Shape of the Spine in Tai Chi

The shape of the human spine during Taijiquan (Tai Chi) is one of the most confusing concepts when one starts learning. The confusion is heightened by myths about energy circulation, lack of basic anatomy knowledge, and not understanding the basic principles of Taijiquan (Tai Chi).
In a nutshell: the physiological curvature of the spine must be respected during of Taijiquan (Tai Chi) practice. It is plain wrong to try to make the spine, or part of it, straight.

Anatomy of the spine

The human spine has four physiological curves: cervical lordosis, thoracic kyphosis, lumbar lordosis, and sacral kyphosis. Every healthy person has these curves from a certain age on. You aren’t born with them, they settle down some time after the child has learned to walk and has adopted the upright posture.

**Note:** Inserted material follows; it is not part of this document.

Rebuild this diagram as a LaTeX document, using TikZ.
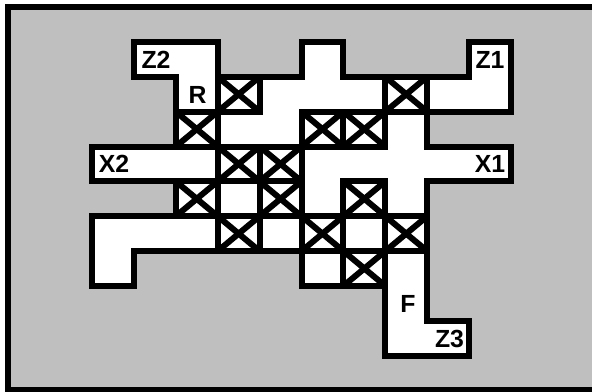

The vertebrae themselves are classified according to their main characteristics, which are a function of their position in the spine. For example: the vertebrae have two lateral “arms,” called transverse processes. At the end of these processes are the articular facets, which articulate with the same facets of the vertebra above and below. If you would open your arms to the sides, your hands are the equivalent of the articular facets. The angle of the facets varies depending on the position of the vertebra in the spine (it’s as if you turned your palms a little up or down). This alone would be sufficient to demonstrate that each vertebra has a precise position and shape according to the spine’s physiological shape, which has developed for millions of years until arriving at the present form.
The vertebrae also have a long protuberance backwards, called the spinous process. This is what you see when you look at a person’s spine from behind. The spinous processes leave each vertebra at a specific angle, which varies with the position of the vertebra in the spine. The vertebrae stack and fit perfectly, and the spine has a natural shape and curvature.

Postural deviations

When someone says, “My doctor said that I have lordosis”, this person actually means he has hyperlordosis (usually lumbar). Every human being has lordosis, as explained above.
There are two simple deviations of the curvatures of the spine: excess curvature (hyperlordosis or hyperkyphosis), and rectification of curvature. There are also more complex deviations. Any Orthopedist or Physical Therapist will tell you that rectification of a spinal curvature is a deviation, something that is not healthy and requires treatment, often with mobilization exercises overseen by a professional.

Shape of the spine during Taijiquan (Tai Chi)

Taijiquan (Tai Chi)’s approach is simple: it respects the spine’s natural curvatures. Notice that the instructions for the correct posture say “keep the body straight”, and not “keep the spine straight”. Keeping the body straight means not leaning forward or backward, either with the whole body or with a part of it.
There’s a widespread myth about energy circulation that says the spine should be straight. What I explained about the vertebrae and the spine’s natural shape should be enough to dispel that. The spine should be erect, not straight. Erect spine simply means keeping upright, not leaning. It does not mean one should create undue tensions and fight nature in an anti-physiological posture.

Taijiquan (Tai Chi) principles

The fundamental organizing principle in Taijiquan (Tai Chi) is naturalness. Therefore, the physiology and natural shape of the spine must be respected. For the spine to be in its natural condition, the hips must be positioned correctly.